Business owners and managers can implement several strategies to identify, capture, and preserve institutional knowledge. These aren’t defensive moves but proactive steps to ensure transformation success.
They should start by evaluating the invisible costs of cultural change. Teams adopting new technologies face learning curves, cultural adjustment, and shifting priorities. Management must factor these elements into planning from the beginning rather than treating them as afterthoughts. Training budgets should reflect the reality that adoption takes months, not days.
Team leads must ensure no one becomes the gatekeeper of knowledge. Sometimes, a single team member becomes the go-to person for questions, advice, and assistance. If that person leaves during digitalization, the company’s agility and productivity suffer. Leaders must pay attention to unspoken social norms like these, and, when they arise, leverage interventions like cross-training and documentation.

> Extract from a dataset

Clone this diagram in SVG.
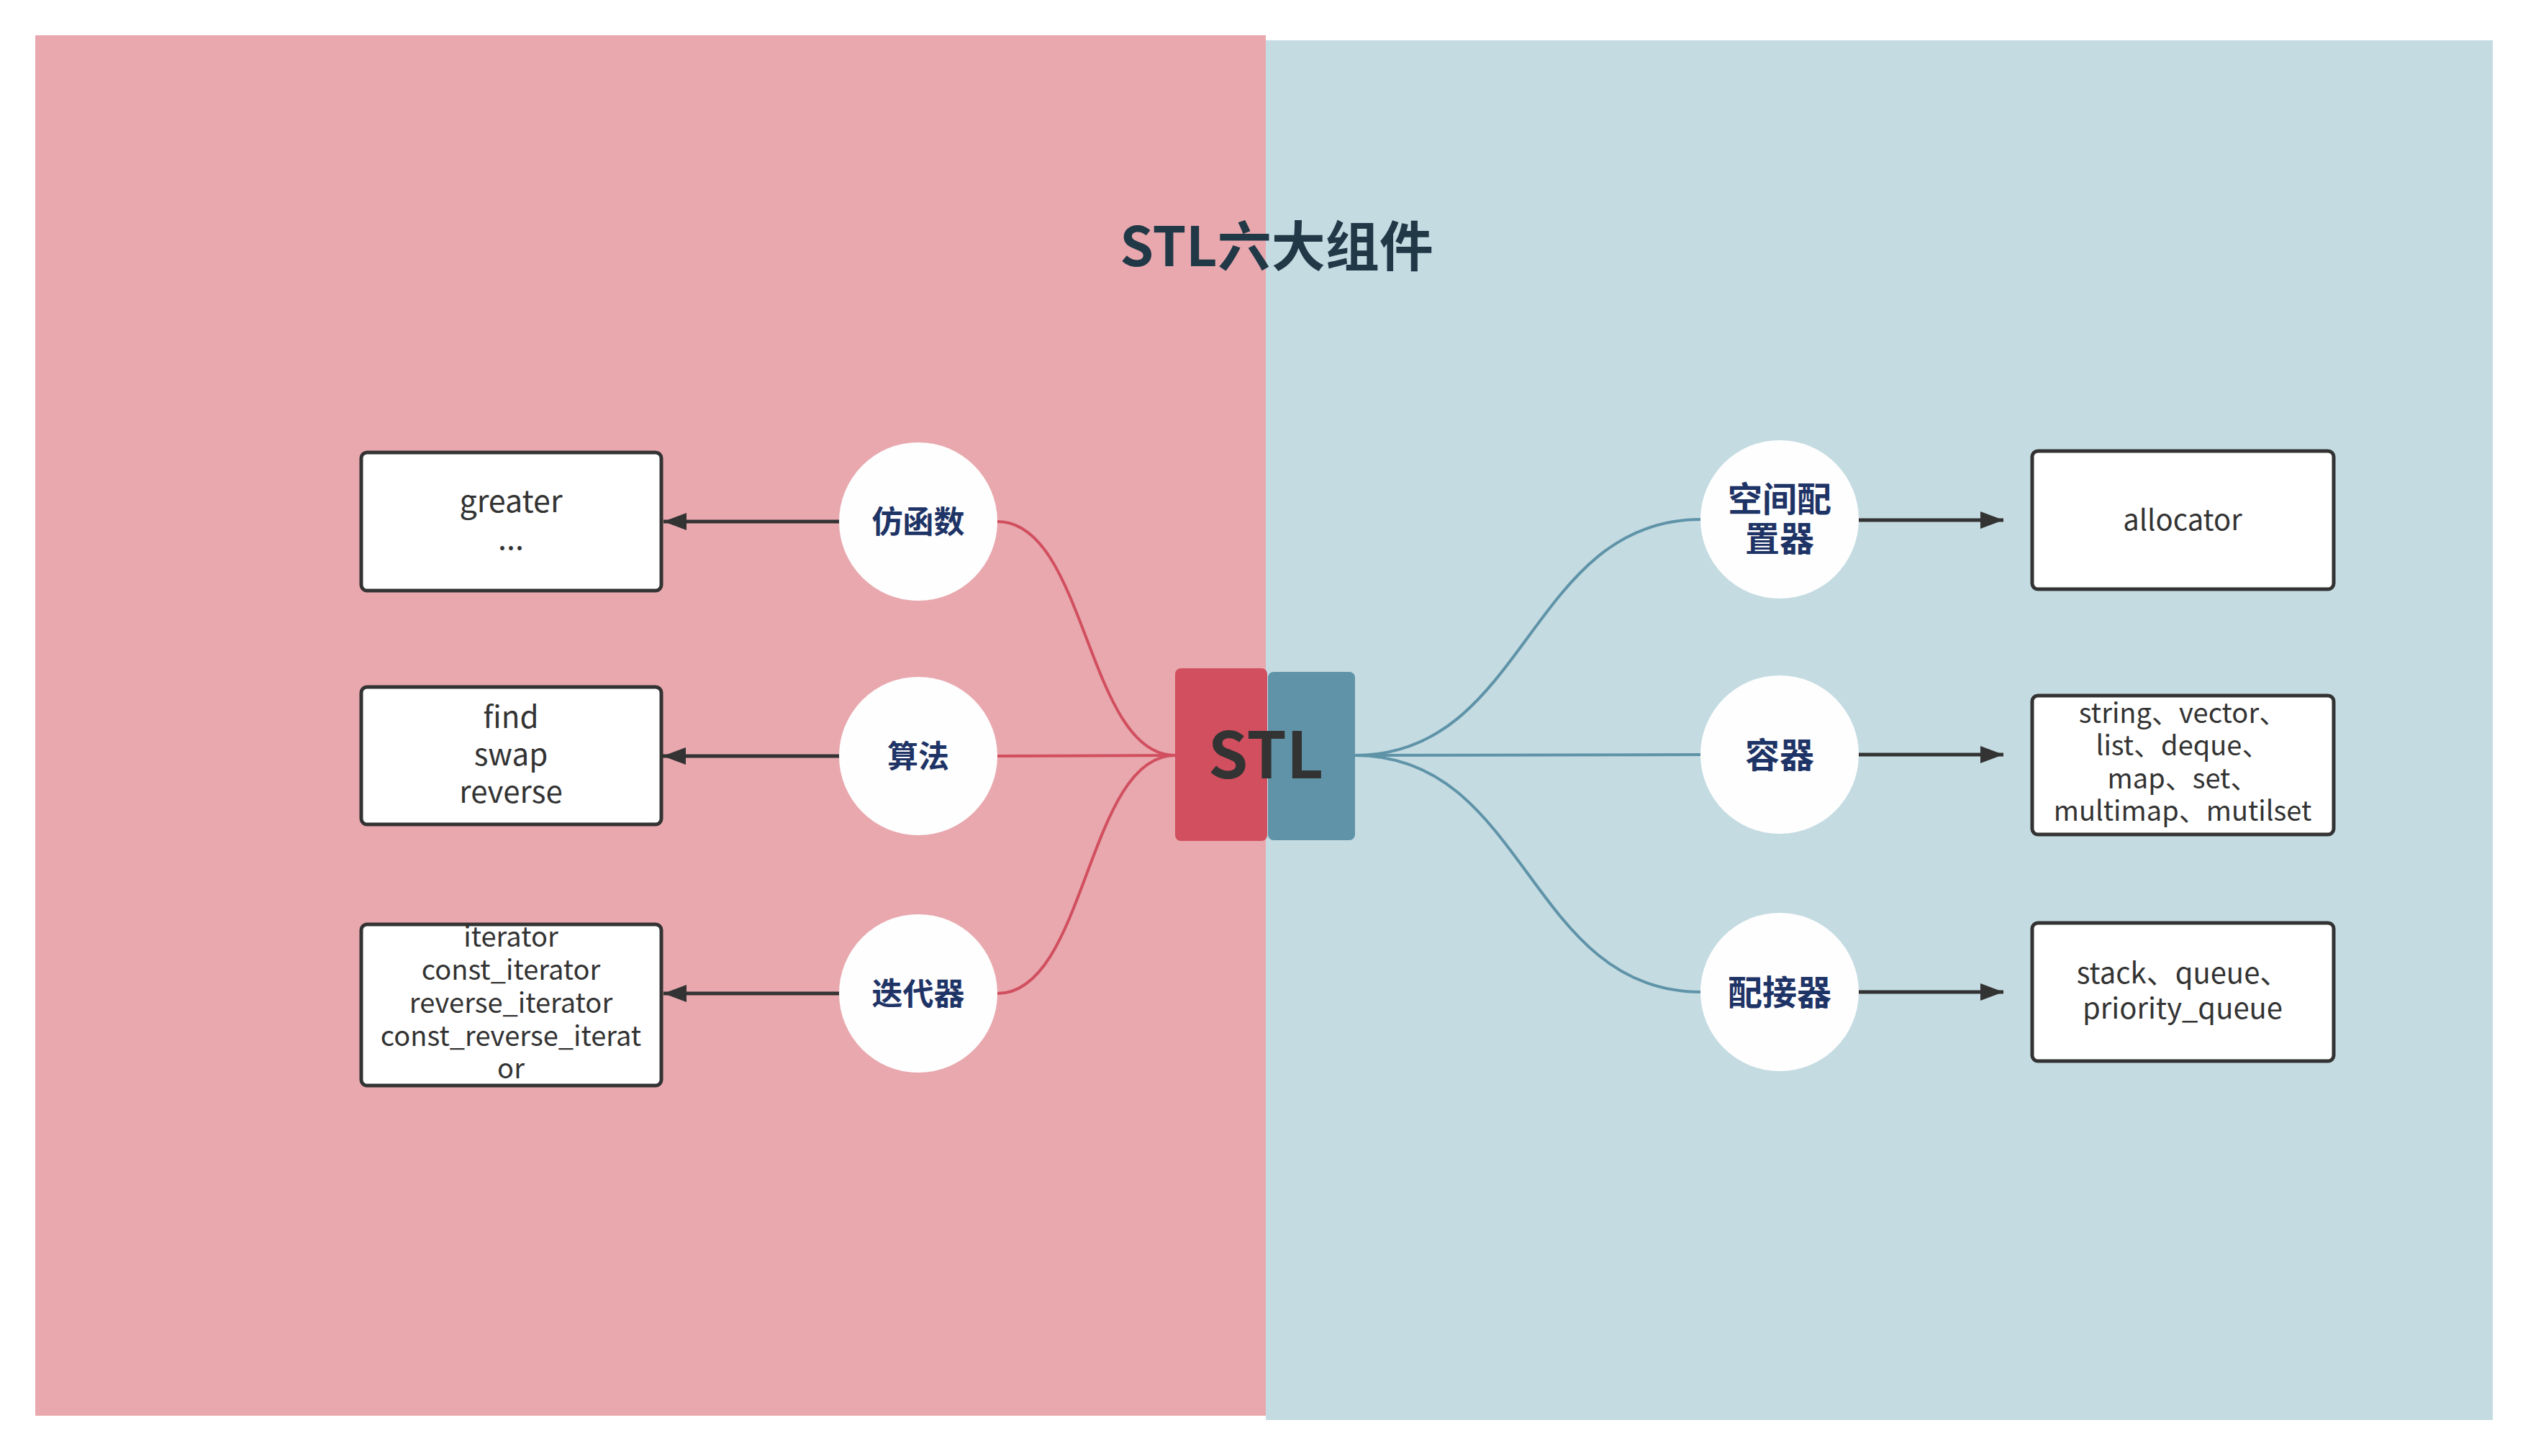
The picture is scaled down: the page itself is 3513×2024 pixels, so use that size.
<svg xmlns="http://www.w3.org/2000/svg" width="3513" height="2024" viewBox="0 0 3513 2024">
  <defs>
    <style>
      .t { font-family: "Noto Sans CJK SC", "Noto Sans", sans-serif; fill: #333333; text-anchor: middle; }
      .lbl { font-family: "Noto Sans CJK SC", sans-serif; font-weight: 700; fill: #1f3466; text-anchor: middle; }
      .box { fill: #ffffff; stroke: #333333; stroke-width: 5; }
      .circ { fill: #fefefe; }
      .arr { stroke: #333333; stroke-width: 5; fill: none; marker-end: url(#ah); }
      .cl { stroke: #d14f5f; stroke-width: 4; fill: none; }
      .cr { stroke: #5f93a8; stroke-width: 4; fill: none; }
    </style>
    <marker id="ah" viewBox="0 0 32 24" refX="32" refY="12" markerWidth="32" markerHeight="24" markerUnits="userSpaceOnUse" orient="auto">
      <path d="M0,0 L32,12 L0,24 Z" fill="#333333"/>
    </marker>
  </defs>

  <rect x="0" y="0" width="3513" height="2024" fill="#ffffff"/>
  <g id="panels">
    <rect x="49" y="49" width="1710" height="1919" fill="#e8a8ae"/>
    <rect x="1759" y="56" width="1705" height="1918" fill="#c4dbe2"/>
  </g>

  <g id="title">
    <text x="1774" y="370" font-family="Noto Sans CJK SC, sans-serif" font-weight="700" font-size="75" fill="#213847" text-anchor="middle">STL六大组件</text>
  </g>

  <g id="connectors">
    <path class="cl" d="M1386,725 C1510,725 1510,1050 1633,1050"/>
    <path class="cl" d="M1386,1051 L1633,1050"/>
    <path class="cl" d="M1386,1381 C1510,1381 1510,1050 1633,1050"/>
    <path class="cr" d="M1883,1050 C2123,1050 2123,722 2364,722"/>
    <path class="cr" d="M1883,1050 L2364,1049"/>
    <path class="cr" d="M1883,1050 C2123,1050 2123,1379 2364,1379"/>
    <path class="arr" d="M1167,725 L922,725"/>
    <path class="arr" d="M1167,1051 L921,1051"/>
    <path class="arr" d="M1167,1381 L922,1381"/>
    <path class="arr" d="M2583,723 L2784,723"/>
    <path class="arr" d="M2583,1049 L2784,1049"/>
    <path class="arr" d="M2583,1379 L2784,1379"/>
  </g>

  <g id="stl">
    <rect x="1633" y="929" width="128" height="240" rx="8" fill="#d14f5f"/>
    <rect x="1762" y="934" width="121" height="234" rx="8" fill="#6093a8"/>
    <text x="1759" y="1082" font-family="Noto Sans CJK SC, sans-serif" font-weight="700" font-size="89" fill="#333333" text-anchor="middle">STL</text>
  </g>

  <g id="functor">
    <circle class="circ" cx="1276" cy="725" r="110"/>
    <text class="lbl" x="1276" y="741" font-size="43">仿函数</text>
  </g>
  <g id="algorithm">
    <circle class="circ" cx="1276" cy="1051" r="110"/>
    <text class="lbl" x="1276" y="1067" font-size="43">算法</text>
  </g>
  <g id="iterator">
    <circle class="circ" cx="1276" cy="1381" r="110"/>
    <text class="lbl" x="1276" y="1397" font-size="43">迭代器</text>
  </g>

  <g id="allocator-node">
    <circle class="circ" cx="2473" cy="722" r="110"/>
    <text class="lbl" font-size="48"><tspan x="2473" y="711">空间配</tspan><tspan x="2473" y="766">置器</tspan></text>
  </g>
  <g id="container">
    <circle class="circ" cx="2473" cy="1049" r="110"/>
    <text class="lbl" x="2473" y="1067" font-size="48">容器</text>
  </g>
  <g id="adapter">
    <circle class="circ" cx="2473" cy="1379" r="110"/>
    <text class="lbl" x="2473" y="1397" font-size="48">配接器</text>
  </g>

  <g id="box-functor">
    <rect class="box" x="502" y="629" width="417" height="192" rx="8"/>
    <text class="t" font-size="43"><tspan x="710" y="712">greater</tspan><tspan x="710" y="764">...</tspan></text>
  </g>
  <g id="box-algorithm">
    <rect class="box" x="502" y="955" width="417" height="191" rx="8"/>
    <text class="t" font-size="42"><tspan x="710" y="1012">find</tspan><tspan x="710" y="1064">swap</tspan><tspan x="710" y="1116">reverse</tspan></text>
  </g>
  <g id="box-iterator">
    <rect class="box" x="502" y="1285" width="417" height="224" rx="8"/>
    <text class="t" font-size="38"><tspan x="710" y="1316">iterator</tspan><tspan x="710" y="1362">const_iterator</tspan><tspan x="710" y="1408">reverse_iterator</tspan><tspan x="710" y="1454">const_reverse_iterat</tspan><tspan x="710" y="1499">or</tspan></text>
  </g>

  <g id="box-allocator">
    <rect class="box" x="2824" y="627" width="419" height="192" rx="8"/>
    <text class="t" x="3033" y="737" font-size="40">allocator</text>
  </g>
  <g id="box-container">
    <rect class="box" x="2824" y="967" width="419" height="193" rx="8"/>
    <text class="t" font-size="38"><tspan x="3033" y="1005">string、vector、</tspan><tspan x="3033" y="1050">list、deque、</tspan><tspan x="3033" y="1096">map、set、</tspan><tspan x="3033" y="1141">multimap、mutilset</tspan></text>
  </g>
  <g id="box-adapter">
    <rect class="box" x="2824" y="1283" width="419" height="192" rx="8"/>
    <text class="t" font-size="40"><tspan x="3033" y="1367">stack、queue、</tspan><tspan x="3033" y="1416">priority_queue</tspan></text>
  </g>
</svg>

Reinvesting in tenured staff is an effective long-term approach. An employee who left for a 20% raise might have stayed for a 10% raise, but that increase was considered too significant. The company then spends an equivalent amount during recruitment, hiring, and training, all while losing valuable institutional expertise. Retention is cheaper than replacement.
Turning Change Into a Knowledge-Building Opportunity
Institutional knowledge is not a line item on a balance sheet. It builds the very foundation of a business. If it disappears, the company risks crumbling, no matter how advanced its technology is. By recognizing and preserving what makes an organization truly valuable, leaders can ensure transformation delivers on its promise.
The challenge of digital transformation is an opportunity to intentionally build a more resilient, knowledge-rich organization for the future. Rather than viewing this shift as a purely technological upgrade, successful companies treat it as a chance to document processes, formalize training, and create systems that capture expertise before it walks out the door.